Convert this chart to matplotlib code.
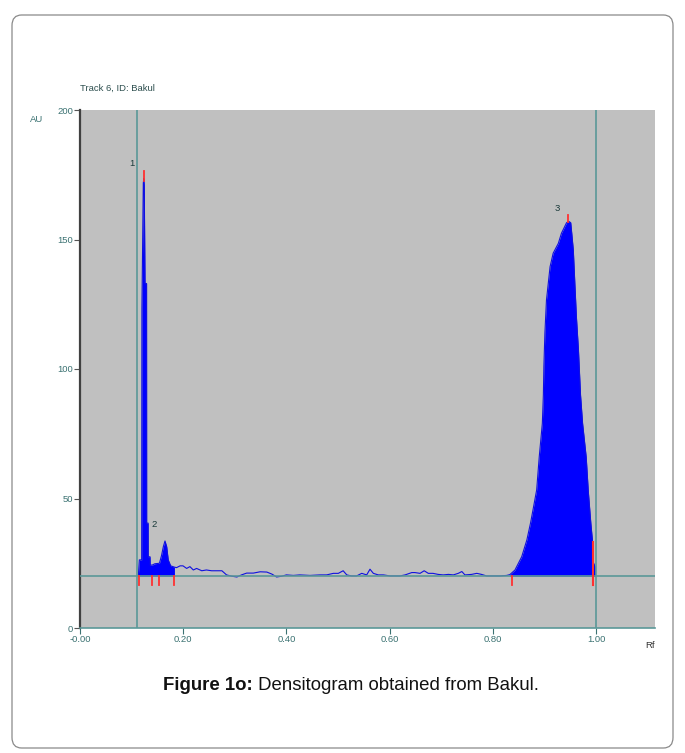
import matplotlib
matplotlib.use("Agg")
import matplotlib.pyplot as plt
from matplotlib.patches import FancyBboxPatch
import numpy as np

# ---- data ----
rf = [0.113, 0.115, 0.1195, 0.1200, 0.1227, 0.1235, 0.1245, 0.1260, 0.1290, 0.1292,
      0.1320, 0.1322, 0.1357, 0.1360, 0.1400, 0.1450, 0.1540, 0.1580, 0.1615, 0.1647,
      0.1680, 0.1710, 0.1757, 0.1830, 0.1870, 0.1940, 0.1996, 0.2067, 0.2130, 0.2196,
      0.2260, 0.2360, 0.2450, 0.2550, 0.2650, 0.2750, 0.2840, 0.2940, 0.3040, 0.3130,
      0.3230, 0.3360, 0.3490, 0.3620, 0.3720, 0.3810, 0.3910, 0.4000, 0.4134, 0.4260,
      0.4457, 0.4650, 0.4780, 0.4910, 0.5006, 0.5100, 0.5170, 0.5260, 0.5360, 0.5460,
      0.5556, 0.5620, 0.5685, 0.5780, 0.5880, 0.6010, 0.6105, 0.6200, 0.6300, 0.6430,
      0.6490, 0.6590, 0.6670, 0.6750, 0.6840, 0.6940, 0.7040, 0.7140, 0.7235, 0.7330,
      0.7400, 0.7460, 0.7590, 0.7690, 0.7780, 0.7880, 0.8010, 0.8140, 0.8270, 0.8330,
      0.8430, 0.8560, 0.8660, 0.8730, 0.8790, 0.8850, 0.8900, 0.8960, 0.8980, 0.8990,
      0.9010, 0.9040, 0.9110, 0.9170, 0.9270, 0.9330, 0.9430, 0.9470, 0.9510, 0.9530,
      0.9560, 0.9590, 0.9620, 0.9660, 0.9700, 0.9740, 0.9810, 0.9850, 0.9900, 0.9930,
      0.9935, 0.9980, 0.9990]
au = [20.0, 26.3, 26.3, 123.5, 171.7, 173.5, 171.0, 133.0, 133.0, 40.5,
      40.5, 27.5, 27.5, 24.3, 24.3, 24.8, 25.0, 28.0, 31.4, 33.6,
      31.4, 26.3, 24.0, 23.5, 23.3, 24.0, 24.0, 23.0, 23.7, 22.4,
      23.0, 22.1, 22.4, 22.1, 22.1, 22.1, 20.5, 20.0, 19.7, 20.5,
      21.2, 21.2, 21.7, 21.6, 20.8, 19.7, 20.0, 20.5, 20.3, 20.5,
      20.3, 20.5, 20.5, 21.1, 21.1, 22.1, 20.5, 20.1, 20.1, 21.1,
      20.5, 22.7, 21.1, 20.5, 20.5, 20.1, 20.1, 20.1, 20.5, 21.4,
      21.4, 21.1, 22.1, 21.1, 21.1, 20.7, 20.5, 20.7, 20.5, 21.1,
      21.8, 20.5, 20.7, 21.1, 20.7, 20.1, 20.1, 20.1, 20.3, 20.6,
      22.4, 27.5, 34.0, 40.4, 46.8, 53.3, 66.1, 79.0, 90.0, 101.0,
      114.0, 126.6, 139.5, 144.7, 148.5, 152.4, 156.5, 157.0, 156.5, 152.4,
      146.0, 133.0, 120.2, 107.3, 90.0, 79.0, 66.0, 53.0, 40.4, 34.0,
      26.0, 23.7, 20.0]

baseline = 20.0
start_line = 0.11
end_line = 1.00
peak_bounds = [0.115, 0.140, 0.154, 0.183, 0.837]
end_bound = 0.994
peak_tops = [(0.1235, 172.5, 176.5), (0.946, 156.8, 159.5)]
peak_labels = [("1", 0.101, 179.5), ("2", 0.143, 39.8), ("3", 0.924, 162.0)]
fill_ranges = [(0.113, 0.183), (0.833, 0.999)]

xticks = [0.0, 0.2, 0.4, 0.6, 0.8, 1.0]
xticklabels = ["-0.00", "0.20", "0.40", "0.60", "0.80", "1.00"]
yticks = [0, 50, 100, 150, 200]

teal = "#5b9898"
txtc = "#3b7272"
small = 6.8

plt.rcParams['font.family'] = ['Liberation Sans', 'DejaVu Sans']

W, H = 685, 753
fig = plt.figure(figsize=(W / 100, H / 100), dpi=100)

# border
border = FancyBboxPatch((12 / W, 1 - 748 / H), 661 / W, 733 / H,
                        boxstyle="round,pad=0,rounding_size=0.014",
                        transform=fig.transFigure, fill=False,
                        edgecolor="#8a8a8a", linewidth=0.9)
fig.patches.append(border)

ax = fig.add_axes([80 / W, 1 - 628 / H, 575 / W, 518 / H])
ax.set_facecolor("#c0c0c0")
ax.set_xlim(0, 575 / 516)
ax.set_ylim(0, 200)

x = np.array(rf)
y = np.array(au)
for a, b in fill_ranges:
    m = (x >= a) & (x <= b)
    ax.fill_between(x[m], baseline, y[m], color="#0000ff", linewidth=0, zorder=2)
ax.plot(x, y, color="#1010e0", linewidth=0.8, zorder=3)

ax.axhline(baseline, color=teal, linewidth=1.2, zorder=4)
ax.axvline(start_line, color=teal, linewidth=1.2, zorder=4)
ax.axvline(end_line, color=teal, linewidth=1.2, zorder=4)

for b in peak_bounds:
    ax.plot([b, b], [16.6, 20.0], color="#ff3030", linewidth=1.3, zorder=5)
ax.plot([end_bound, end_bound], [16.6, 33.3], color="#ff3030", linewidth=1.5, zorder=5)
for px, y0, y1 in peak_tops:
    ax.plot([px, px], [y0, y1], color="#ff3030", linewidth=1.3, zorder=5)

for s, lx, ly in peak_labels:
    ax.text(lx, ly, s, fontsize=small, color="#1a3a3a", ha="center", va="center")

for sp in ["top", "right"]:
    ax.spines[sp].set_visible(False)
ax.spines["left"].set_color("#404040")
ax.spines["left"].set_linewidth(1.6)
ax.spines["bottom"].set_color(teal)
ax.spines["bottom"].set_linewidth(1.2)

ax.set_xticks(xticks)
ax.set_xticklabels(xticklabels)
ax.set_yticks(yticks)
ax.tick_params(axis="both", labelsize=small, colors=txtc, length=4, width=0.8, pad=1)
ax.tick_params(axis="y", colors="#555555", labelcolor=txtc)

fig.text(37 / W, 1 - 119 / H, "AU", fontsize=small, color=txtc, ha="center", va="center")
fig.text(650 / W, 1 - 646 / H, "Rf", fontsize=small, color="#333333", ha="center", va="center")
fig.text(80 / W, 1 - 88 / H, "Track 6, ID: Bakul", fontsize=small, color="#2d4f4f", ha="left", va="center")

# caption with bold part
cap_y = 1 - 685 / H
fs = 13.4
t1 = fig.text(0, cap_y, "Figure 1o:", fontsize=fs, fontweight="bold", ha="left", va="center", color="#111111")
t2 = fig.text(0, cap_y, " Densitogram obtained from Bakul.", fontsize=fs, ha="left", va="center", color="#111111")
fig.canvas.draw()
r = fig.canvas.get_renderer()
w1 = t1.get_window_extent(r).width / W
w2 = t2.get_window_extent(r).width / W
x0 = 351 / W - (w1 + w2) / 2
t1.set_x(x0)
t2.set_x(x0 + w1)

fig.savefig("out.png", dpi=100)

-----

# [Stated task]
Up to and including the line containing "import numpy as np", repeat every line from the start of the data, but none of the pictures.

# [Solution below]
Convert this chart to matplotlib code.
import matplotlib
matplotlib.use("Agg")
import matplotlib.pyplot as plt
from matplotlib.patches import FancyBboxPatch
import numpy as np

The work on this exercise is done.